→ **Prompt**: Drop every picture, then transcribe the remaining data exactly.

[Records with drawing code]
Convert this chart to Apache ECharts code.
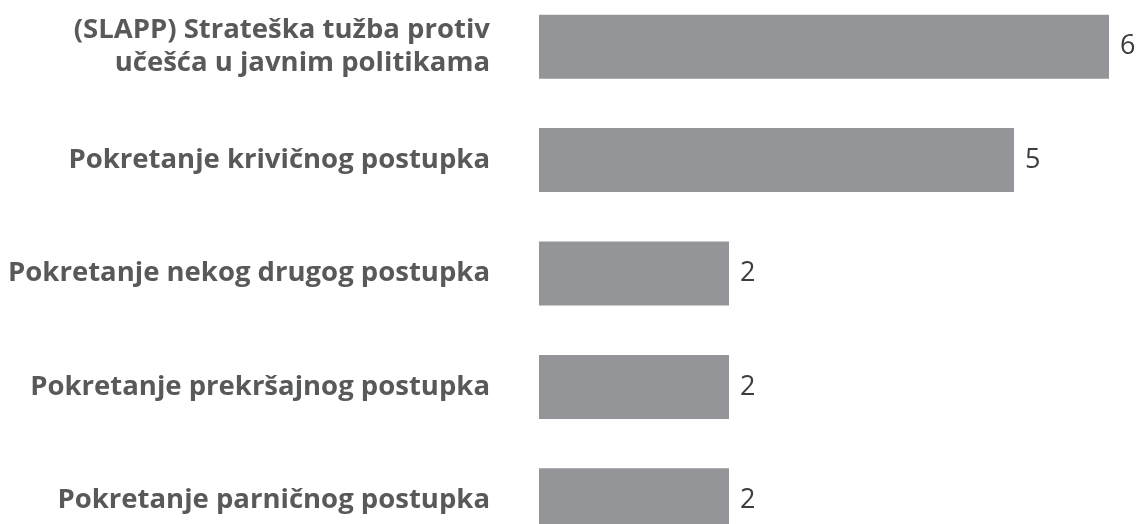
<!DOCTYPE html>
<html>
<head>
<meta charset="utf-8">
<script src="https://cdn.jsdelivr.net/npm/echarts@6/dist/echarts.min.js"></script>
<style>
html,body{margin:0;padding:0;background:#fff;}
#chart{width:1137px;height:524px;}
</style>
</head>
<body>
<div id="chart"></div>
<script>
const categories = [
  "(SLAPP) Strateška tužba protiv\nučešća u javnim politikama",
  "Pokretanje krivičnog postupka",
  "Pokretanje nekog drugog postupka",
  "Pokretanje prekršajnog postupka",
  "Pokretanje parničnog postupka"
];
const values = [6, 5, 2, 2, 2];

const chart = echarts.init(document.getElementById('chart'));
chart.setOption({
  animation: false,
  grid: { left: 539, width: 570, top: -10, height: 567, containLabel: false, outerBoundsMode: 'none' },
  xAxis: { type: 'value', min: 0, max: 6, show: false },
  yAxis: {
    type: 'category',
    data: categories,
    inverse: true,
    axisLine: { show: false },
    axisTick: { show: false },
    axisLabel: {
      margin: 49,
      fontFamily: 'Open Sans',
      fontWeight: 'bold',
      fontSize: 27.5,
      lineHeight: 33,
      color: '#58595b',
      align: 'right'
    }
  },
  series: [{
    type: 'bar',
    data: values,
    barWidth: 64,
    itemStyle: { color: '#939598' },
    label: {
      show: true,
      position: 'right',
      distance: 11,
      fontFamily: 'Open Sans',
      fontSize: 27,
      color: '#3d3d3d'
    }
  }]
});
</script>
</body>
</html>
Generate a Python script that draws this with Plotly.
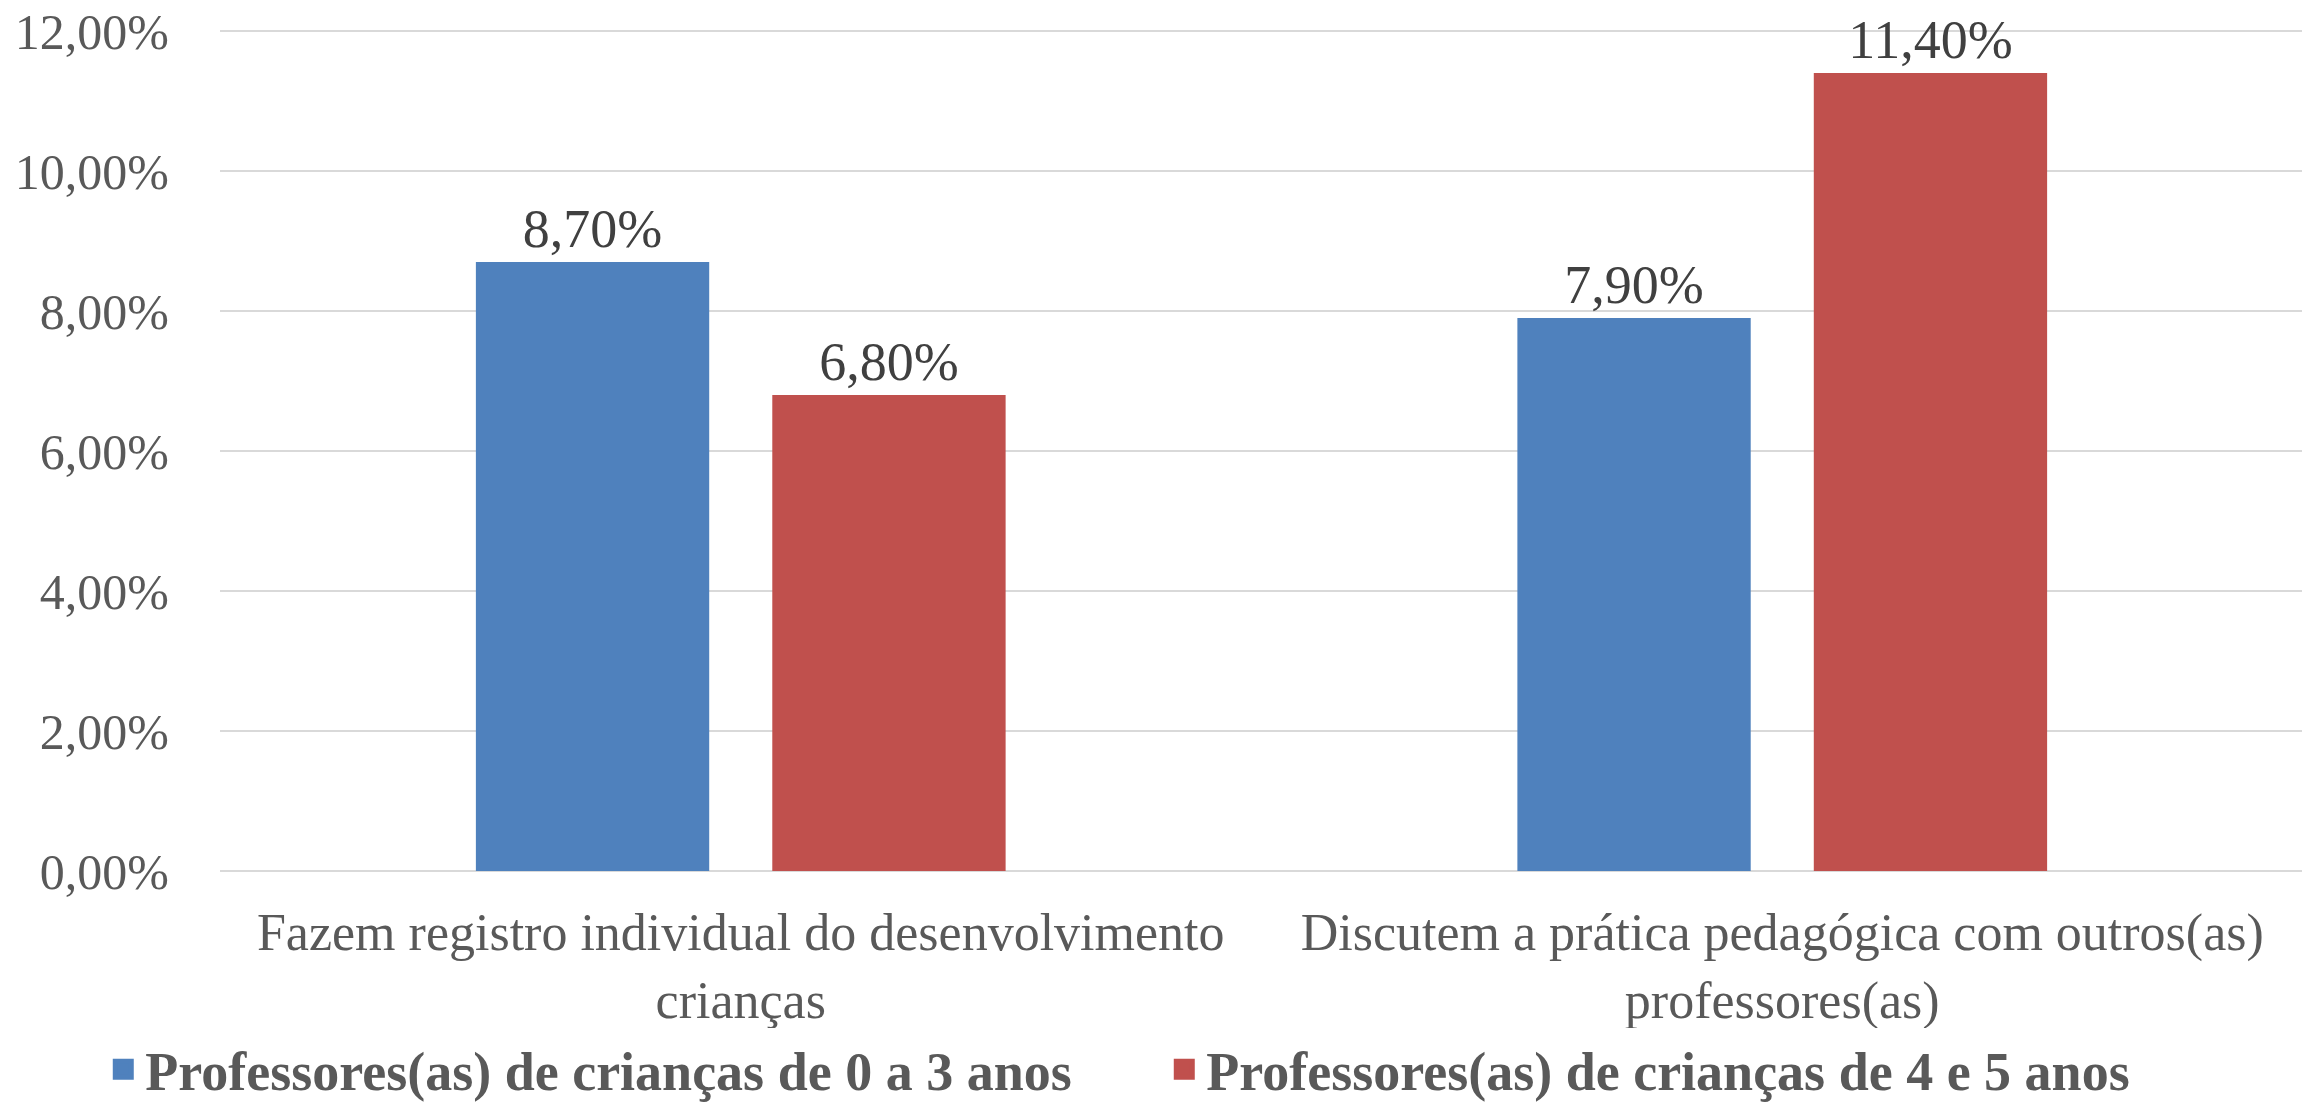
import plotly.graph_objects as go

categories = ["Fazem registro individual do desenvolvimento<br>crianças",
              "Discutem a prática pedagógica com outros(as)<br>professores(as)"]
series_names = ["Professores(as) de crianças de 0 a 3 anos",
                "Professores(as) de crianças de 4 e 5 anos"]
values_0a3 = [0.087, 0.079]
values_4e5 = [0.068, 0.114]
y_ticks = [0, 0.02, 0.04, 0.06, 0.08, 0.10, 0.12]

colors = ["#4F81BD", "#C0504D"]
FONT = "Liberation Serif"

fig = go.Figure()
for name, vals, col in zip(series_names, [values_0a3, values_4e5], colors):
    fig.add_trace(go.Bar(
        x=categories, y=vals, name=name, showlegend=False,
        marker=dict(color=col, line=dict(width=0)),
        texttemplate="%{y:.2%}", textposition="outside",
        textfont=dict(family=FONT, size=54, color="#404040"),
        cliponaxis=False,
    ))
# legend entries (square swatches)
for name, col in zip(series_names, colors):
    fig.add_trace(go.Scatter(
        x=[None], y=[None], mode="markers", name=name,
        marker=dict(symbol="square", size=16, color=col, line=dict(color=col, width=5)),
    ))

fig.update_layout(
    width=2302, height=1098,
    margin=dict(l=212, r=7, t=21, b=235, autoexpand=False),
    paper_bgcolor="white", plot_bgcolor="white",
    separators=",.",
    barmode="group", bargap=0.4308, bargroupgap=0.2128,
    showlegend=True,
    legend=dict(orientation="h", x=-0.057, xanchor="left", y=-0.236, yanchor="middle",
                font=dict(family=FONT, size=54, color="#595959", weight=700),
                itemsizing="trace", itemwidth=34, entrywidth=1012, tracegroupgap=0),
    font=dict(family=FONT, color="#595959"),
)
fig.update_yaxes(range=[0, 0.1203], tickvals=y_ticks, tickformat=".2%", automargin=False,
                 showgrid=True, gridcolor="#D9D9D9", gridwidth=2,
                 zeroline=True, zerolinecolor="#D9D9D9", zerolinewidth=2,
                 showline=False, ticks="",
                 ticklabelstandoff=50, ticklabeloverflow="allow",
                 tickfont=dict(family=FONT, size=50, color="#595959"))
fig.update_xaxes(range=[-0.5, 1.5], automargin=False,
                 showgrid=False, showline=False, ticks="", zeroline=False,
                 ticklabelstandoff=26,
                 tickfont=dict(family=FONT, size=52, color="#595959"))

fig.write_html("out.html")
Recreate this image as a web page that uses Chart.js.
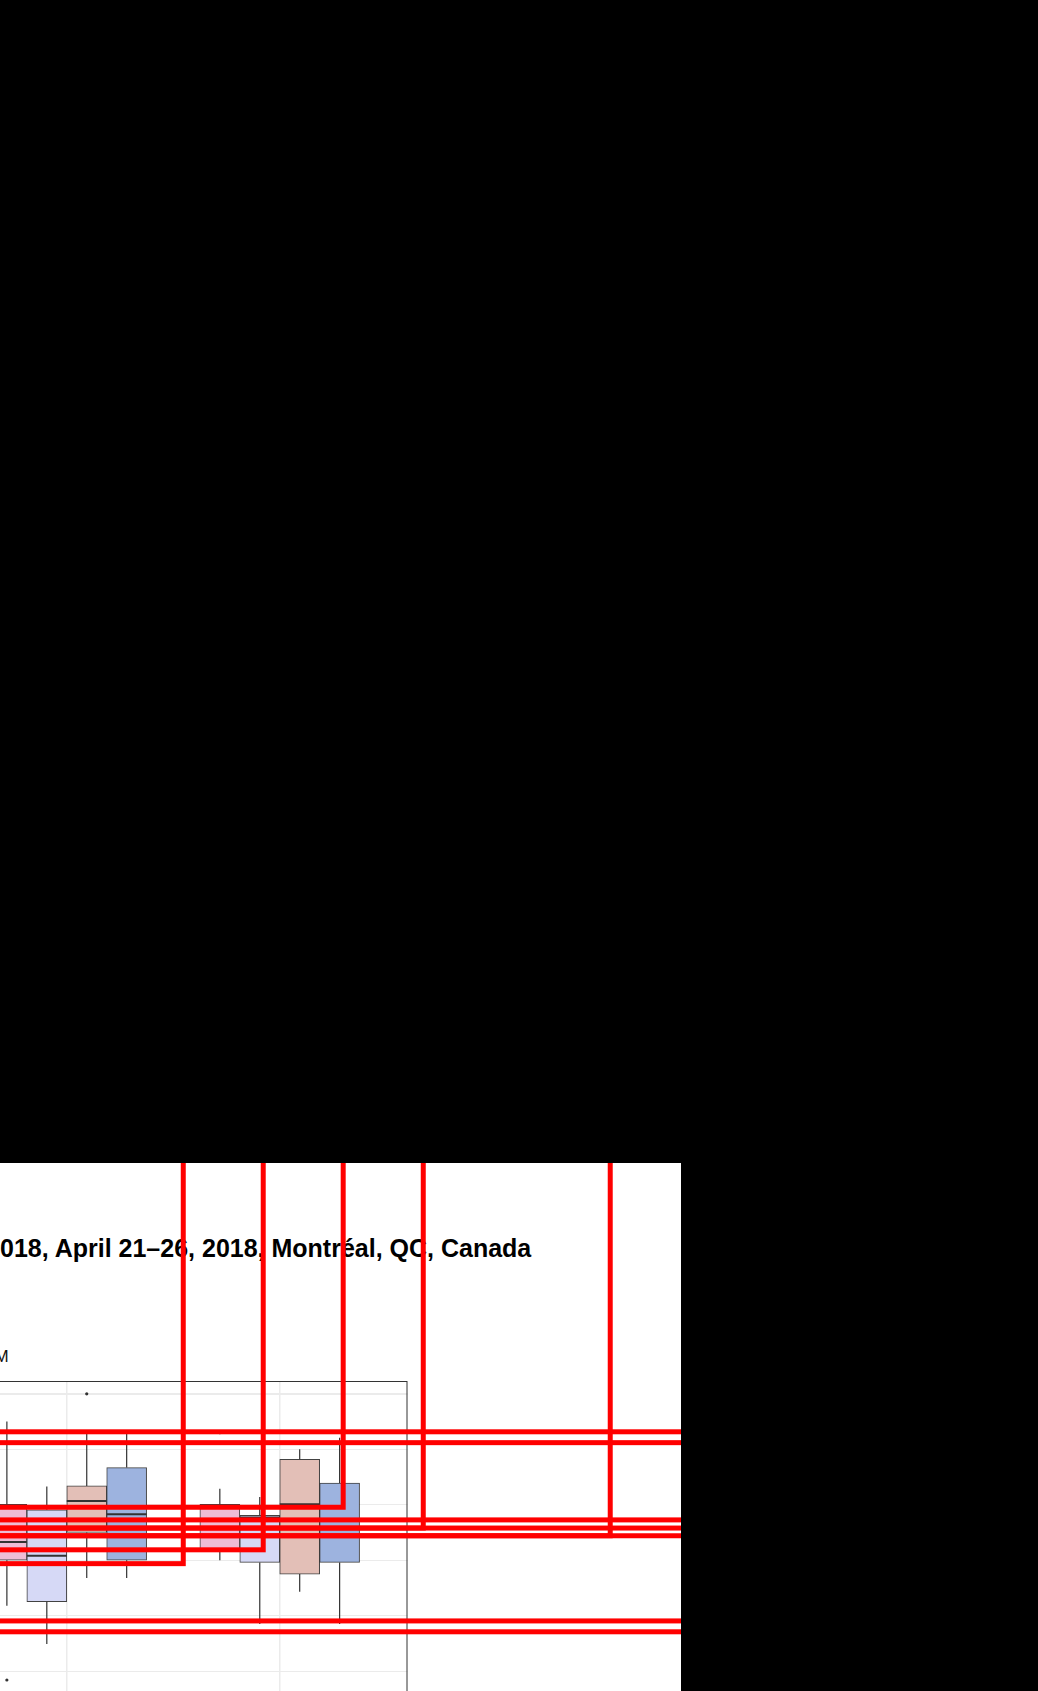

→ **Solution to this task**:
Convert this chart to Apache ECharts code.
<!DOCTYPE html>
<html>
<head>
<meta charset="utf-8">
<script src="https://cdn.jsdelivr.net/npm/echarts@6/dist/echarts.min.js"></script>
<style>
html,body{margin:0;padding:0;background:#fff;}
#chart{width:1137px;height:524px;}
</style>
</head>
<body>
<div id="chart"></div>
<script>
const categories = [
  "(SLAPP) Strateška tužba protiv\nučešća u javnim politikama",
  "Pokretanje krivičnog postupka",
  "Pokretanje nekog drugog postupka",
  "Pokretanje prekršajnog postupka",
  "Pokretanje parničnog postupka"
];
const values = [6, 5, 2, 2, 2];

const chart = echarts.init(document.getElementById('chart'));
chart.setOption({
  animation: false,
  grid: { left: 539, width: 570, top: -10, height: 567, containLabel: false, outerBoundsMode: 'none' },
  xAxis: { type: 'value', min: 0, max: 6, show: false },
  yAxis: {
    type: 'category',
    data: categories,
    inverse: true,
    axisLine: { show: false },
    axisTick: { show: false },
    axisLabel: {
      margin: 49,
      fontFamily: 'Open Sans',
      fontWeight: 'bold',
      fontSize: 27.5,
      lineHeight: 33,
      color: '#58595b',
      align: 'right'
    }
  },
  series: [{
    type: 'bar',
    data: values,
    barWidth: 64,
    itemStyle: { color: '#939598' },
    label: {
      show: true,
      position: 'right',
      distance: 11,
      fontFamily: 'Open Sans',
      fontSize: 27,
      color: '#3d3d3d'
    }
  }]
});
</script>
</body>
</html>
Generate a Python script that draws this with Plotly.
import plotly.graph_objects as go

categories = ["Fazem registro individual do desenvolvimento<br>crianças",
              "Discutem a prática pedagógica com outros(as)<br>professores(as)"]
series_names = ["Professores(as) de crianças de 0 a 3 anos",
                "Professores(as) de crianças de 4 e 5 anos"]
values_0a3 = [0.087, 0.079]
values_4e5 = [0.068, 0.114]
y_ticks = [0, 0.02, 0.04, 0.06, 0.08, 0.10, 0.12]

colors = ["#4F81BD", "#C0504D"]
FONT = "Liberation Serif"

fig = go.Figure()
for name, vals, col in zip(series_names, [values_0a3, values_4e5], colors):
    fig.add_trace(go.Bar(
        x=categories, y=vals, name=name, showlegend=False,
        marker=dict(color=col, line=dict(width=0)),
        texttemplate="%{y:.2%}", textposition="outside",
        textfont=dict(family=FONT, size=54, color="#404040"),
        cliponaxis=False,
    ))
# legend entries (square swatches)
for name, col in zip(series_names, colors):
    fig.add_trace(go.Scatter(
        x=[None], y=[None], mode="markers", name=name,
        marker=dict(symbol="square", size=16, color=col, line=dict(color=col, width=5)),
    ))

fig.update_layout(
    width=2302, height=1098,
    margin=dict(l=212, r=7, t=21, b=235, autoexpand=False),
    paper_bgcolor="white", plot_bgcolor="white",
    separators=",.",
    barmode="group", bargap=0.4308, bargroupgap=0.2128,
    showlegend=True,
    legend=dict(orientation="h", x=-0.057, xanchor="left", y=-0.236, yanchor="middle",
                font=dict(family=FONT, size=54, color="#595959", weight=700),
                itemsizing="trace", itemwidth=34, entrywidth=1012, tracegroupgap=0),
    font=dict(family=FONT, color="#595959"),
)
fig.update_yaxes(range=[0, 0.1203], tickvals=y_ticks, tickformat=".2%", automargin=False,
                 showgrid=True, gridcolor="#D9D9D9", gridwidth=2,
                 zeroline=True, zerolinecolor="#D9D9D9", zerolinewidth=2,
                 showline=False, ticks="",
                 ticklabelstandoff=50, ticklabeloverflow="allow",
                 tickfont=dict(family=FONT, size=50, color="#595959"))
fig.update_xaxes(range=[-0.5, 1.5], automargin=False,
                 showgrid=False, showline=False, ticks="", zeroline=False,
                 ticklabelstandoff=26,
                 tickfont=dict(family=FONT, size=52, color="#595959"))

fig.write_html("out.html")
Recreate this image as a web page that uses Chart.js.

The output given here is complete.